# The best Wine bottle Holder or cage



## vacuumpumpman (Jul 1, 2012)

This is my wine bottle holder – I will rinse my bottles with sulfite and turn them upside down to drain. Then I turn them upright and place them on a table with a light behind them, so I can fill them as I watch the level of the wine. Once filled, I carry them to the bottling area and then to the labeling area. It works very well for me, a lot of people asked where I got this from and unforntualy it was a gift, so today I decided to do a little research and found this helpful link 
http://www.webstaurantstore.com/carlisle-opticlean-rg25-2-25-compartment-glass-rack-with-2-extenders/271RG252.html
price was approx 27 dollars without shipping - caution they do get heavy when completely full 

You might find them on Ebay or craigslist , they are typically called glass racks 25 compartments and the height is approx 7’’


----------



## Runningwolf (Jul 1, 2012)

Steve that is really cool. It looks like you have the glass extension on yours. I use plastic crates that nursery's get their plants in and I can hold about 34 bottles in it. The bottles are not seperated like your's is though. As far as the weight goes I keep them on a 4 wheeled moving dolly I got at harbor freight and just roll them around that way. 
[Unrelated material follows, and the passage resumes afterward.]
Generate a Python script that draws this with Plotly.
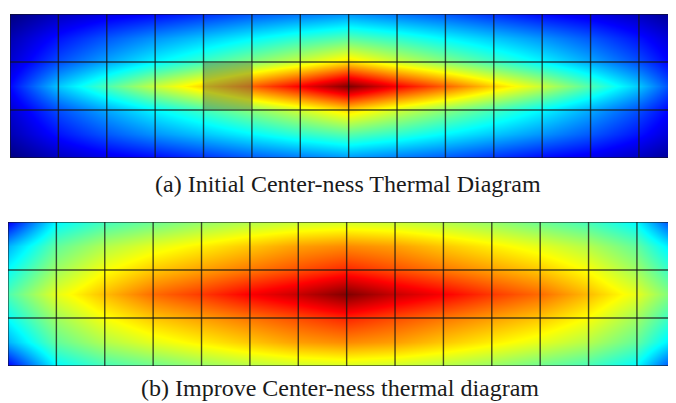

Thats a great idea you got there!


----------



## vacuumpumpman (Jul 1, 2012)

Thanks Dan 
There is no more need for bottle tree and it does make it a lot easier keeping all the bottles in 1 container and the bottles do not touch each other as well. I did mention about the weight to warn those in advance, I like the idea about the dolly. Typically I will usually lift it myself as it is only 2 cases of wine.


----------



## Runningwolf (Jul 1, 2012)

I still like the tree for draining. I'm usually bottling 18-50 gallons at a time and I like to have all my bottles on several 90 bottle trees all set up and ready to go right next to the bottler when I start. The corker is right beside the bottler so its just a matter of sliding the bottles over on the table then placing them in the crate after corking.


----------



## cindy (Jul 1, 2012)

awesome idea! I'm using the rack out of my dishwasher it works well and holds
24 bottles lol I had to get creative. Thanks for the idea!


----------



## shoebiedoo (Jul 1, 2012)

Another good source for those would be a restaurant supply store.


----------



## vacuumpumpman (Jul 1, 2012)

shoebiedoo said:


> Another good source for those would be a restaurant supply store.


 
I actually looked online and they typically run in excess of 200 dollars !! Then I found this great link for a very reasonable price of 27 dollars. It appears that this is a well know brand in the restaurant industry.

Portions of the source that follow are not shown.